I have a hate-hate affair with cables. My desktop at work is crisscrossed by USB cables, mouse cable, the cable for my telephone headset and my headphones. At home, the areas around my computer and television are giant, disorderly nests of wires.
There's not much I can do about my office situation, it is what it is, but I think I can at least get my home situation under control.
Because I decided to be a good neighbour I moved my subwoofer away from the walls I share with my neighbours (you should all do the same), but the result was that the wall under my back porch sliding door is lined with wires stretching from my cable box and Xbox to my surround sound system controller (which can only be two feet away from the subwoofer) plus three wires for the left, centre and right front speakers. The rear right and real left speakers wind behind my couch but aren't long enough to attach to the walls as I'd originally planned.

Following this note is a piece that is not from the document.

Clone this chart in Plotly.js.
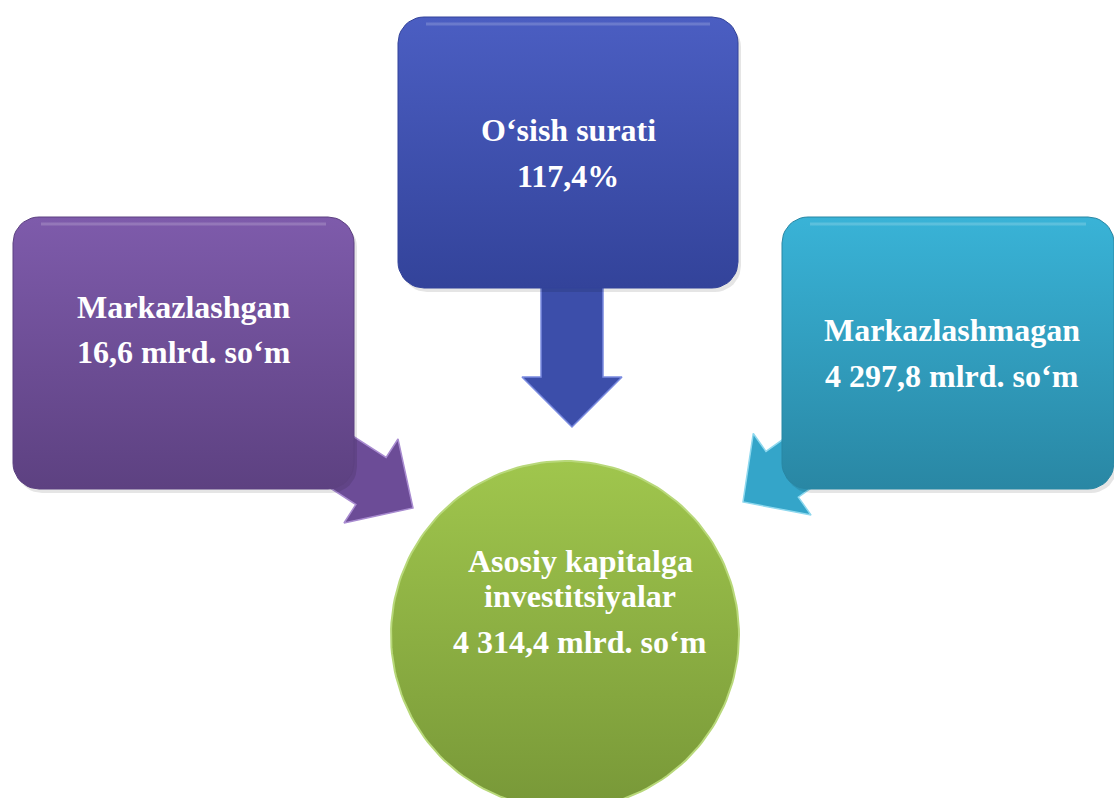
<!DOCTYPE html>
<html>
<head>
<meta charset="utf-8">
<script src="https://cdn.plot.ly/plotly-3.0.1.min.js"></script>
<style>html,body{margin:0;padding:0;background:#fff;}#chart{width:1114px;height:798px;}</style>
</head>
<body>
<div id="chart"></div>
<script>
// ---- data ----
const nodeLabels = ["Markazlashgan", "O‘sish surati", "Markazlashmagan", "Asosiy kapitalga\ninvestitsiyalar"];
const nodeValues = [16.6, 117.4, 4297.8, 4314.4];
const nodeUnits = [" mlrd. so‘m", "%", " mlrd. so‘m", " mlrd. so‘m"];

// ---- styling / layout geometry (pixels) ----
const W = 1114, H = 798;
const boxes = [
  {x0: 13, y0: 217, x1: 354, y1: 489, top: "#7E5BAB", bot: "#5D4181", arrow: "#6C4C97", edge: "#A88BD0",
   tip: [413, 508], dir: [0.84, 0.54], len: 140, shaft: 28, head: 50, headLen: 50,
   cx: 184, lineY: [307, 352]},
  {x0: 398, y0: 17, x1: 738, y1: 288, top: "#4B5EC2", bot: "#33439A", arrow: "#3C4EAA", edge: "#7A8BE0",
   tip: [572, 427], dir: [0, 1], len: 200, shaft: 31, head: 50, headLen: 50,
   cx: 568, lineY: [130, 176]},
  {x0: 782, y0: 217, x1: 1114, y1: 489, top: "#39B3D7", bot: "#2987A4", arrow: "#34A5C9", edge: "#8ED8EE",
   tip: [743, 502], dir: [-0.816, 0.578], len: 150, shaft: 28, head: 50, headLen: 48,
   cx: 952, lineY: [330, 376]}
];
const circle = {cx: 565, cy: 635, r: 174, top: "#A0C64D", bot: "#789838", textX: 580, lineY: [561, 596, 642]};
const fontFamily = "'Liberation Serif', 'Times New Roman', serif";
const fontSize = 32;

function fmt(v, unit) {
  const parts = v.toFixed(1).split(".");
  const intPart = parts[0].replace(/\B(?=(\d{3})+(?!\d))/g, " ");
  return intPart + "," + parts[1] + unit;
}

function roundedRect(x0, y0, x1, y1, r) {
  const xs = [], ys = [];
  const corners = [
    [x1 - r, y0 + r, -90, 0],
    [x1 - r, y1 - r, 0, 90],
    [x0 + r, y1 - r, 90, 180],
    [x0 + r, y0 + r, 180, 270]
  ];
  corners.forEach(([cx, cy, a0, a1]) => {
    for (let i = 0; i <= 10; i++) {
      const a = (a0 + (a1 - a0) * i / 10) * Math.PI / 180;
      xs.push(cx + r * Math.cos(a));
      ys.push(cy + r * Math.sin(a));
    }
  });
  xs.push(xs[0]); ys.push(ys[0]);
  return {xs, ys};
}

function arrowPoly(b) {
  const [tx, ty] = b.tip, [dx, dy] = b.dir;
  const nx = -dy, ny = dx;
  const bx = tx - dx * b.len, by = ty - dy * b.len;
  const kx = tx - dx * b.headLen, ky = ty - dy * b.headLen;
  const pts = [
    [bx + nx * b.shaft, by + ny * b.shaft],
    [kx + nx * b.shaft, ky + ny * b.shaft],
    [kx + nx * b.head, ky + ny * b.head],
    [tx, ty],
    [kx - nx * b.head, ky - ny * b.head],
    [kx - nx * b.shaft, ky - ny * b.shaft],
    [bx - nx * b.shaft, by - ny * b.shaft]
  ];
  pts.push(pts[0]);
  return {xs: pts.map(p => p[0]), ys: pts.map(p => p[1])};
}

const traces = [];
// arrows (under the boxes)
boxes.forEach(b => {
  const a = arrowPoly(b);
  traces.push({type: "scatter", mode: "lines", x: a.xs, y: a.ys, fill: "toself",
    fillcolor: b.arrow, line: {color: b.edge, width: 1.5}, hoverinfo: "skip"});
});
// shadows + boxes
boxes.forEach(b => {
  const s = roundedRect(b.x0 + 3, b.y0 + 4, b.x1 + 3, b.y1 + 4, 26);
  traces.push({type: "scatter", mode: "lines", x: s.xs, y: s.ys, fill: "toself",
    fillcolor: "rgba(0,0,0,0.10)", line: {width: 0}, hoverinfo: "skip"});
  const r = roundedRect(b.x0, b.y0, b.x1, b.y1, 26);
  traces.push({type: "scatter", mode: "lines", x: r.xs, y: r.ys, fill: "toself",
    fillgradient: {type: "vertical", colorscale: [[0, b.top], [1, b.bot]], start: b.y0, stop: b.y1},
    line: {color: b.bot, width: 1}, hoverinfo: "skip"});
  traces.push({type: "scatter", mode: "lines", x: [b.x0 + 28, b.x1 - 28], y: [b.y0 + 7, b.y0 + 7],
    line: {color: "rgba(255,255,255,0.18)", width: 3}, hoverinfo: "skip"});
});
// circle
(function () {
  const xs = [], ys = [];
  for (let i = 0; i <= 180; i++) {
    const a = 2 * Math.PI * i / 180;
    xs.push(circle.cx + circle.r * Math.cos(a));
    ys.push(circle.cy + circle.r * Math.sin(a));
  }
  traces.push({type: "scatter", mode: "lines", x: xs, y: ys, fill: "toself",
    fillgradient: {type: "vertical", colorscale: [[0, circle.top], [1, circle.bot]],
      start: circle.cy - circle.r, stop: circle.cy + circle.r},
    line: {color: "#B8D87A", width: 2}, hoverinfo: "skip"});
})();

// text
const annotations = [];
function addLine(x, y, text) {
  annotations.push({x: x, y: y, xref: "x", yref: "y", text: text, showarrow: false,
    xanchor: "center", yanchor: "middle",
    font: {family: fontFamily, size: fontSize, color: "#FFFFFF", weight: "bold"}});
}
boxes.forEach((b, i) => {
  addLine(b.cx, b.lineY[0], nodeLabels[i]);
  addLine(b.cx, b.lineY[1], fmt(nodeValues[i], nodeUnits[i]));
});
const cLines = nodeLabels[3].split("\n").concat([fmt(nodeValues[3], nodeUnits[3])]);
cLines.forEach((t, i) => addLine(circle.textX, circle.lineY[i], t));

const layout = {
  width: W, height: H,
  margin: {l: 0, r: 0, t: 0, b: 0, pad: 0},
  paper_bgcolor: "#FFFFFF", plot_bgcolor: "#FFFFFF",
  showlegend: false, hovermode: false,
  xaxis: {range: [0, W], visible: false, fixedrange: true},
  yaxis: {range: [H, 0], visible: false, fixedrange: true},
  annotations: annotations
};
Plotly.newPlot("chart", traces, layout, {displayModeBar: false, staticPlot: true});
</script>
</body>
</html>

The area behind my television is similarly a disaster with power cables, four different peripherals plugged into the television (including our cable box, my Xbox 360, a DVD player and a Nintendo Wii), plus the additional audio out cables.
The area around my computer is crowded with power cables for the computer, printer, modem, wireless router and an external hard drive, as well as all the USB, Firewire and Ethernet cables connecting all these things to the computer and to each other.
And so I've been researching cable management options, trying to cut down where I can and organize where I can't. Here are some Do It Yourself options I've come up with.
I love my award-winning, 550-watt Logitech 5.1 surround sound system. It's incredibly easy to use and hook up to my electronics, the sound is great and it's easy to custom program. But as I've mentioned the subwoofer is too loud to move it closer to the wall to alleviate my cable conundrum. So I'm moving it to a different room.
One option I've looked at to manage those wires is to get a piece of pipe that runs the length of that wall and feed the wires through, then using clamps to secure the pipe into place. It's cheap and will prevent people from getting tangled in the wires.
A slightly nicer solution would be to get a nice piece of wood cut to of the length I need, attach some spacers to the bottom to make some room for all the wires. I could even mount a hinge on the top part so I can get to those wires easily.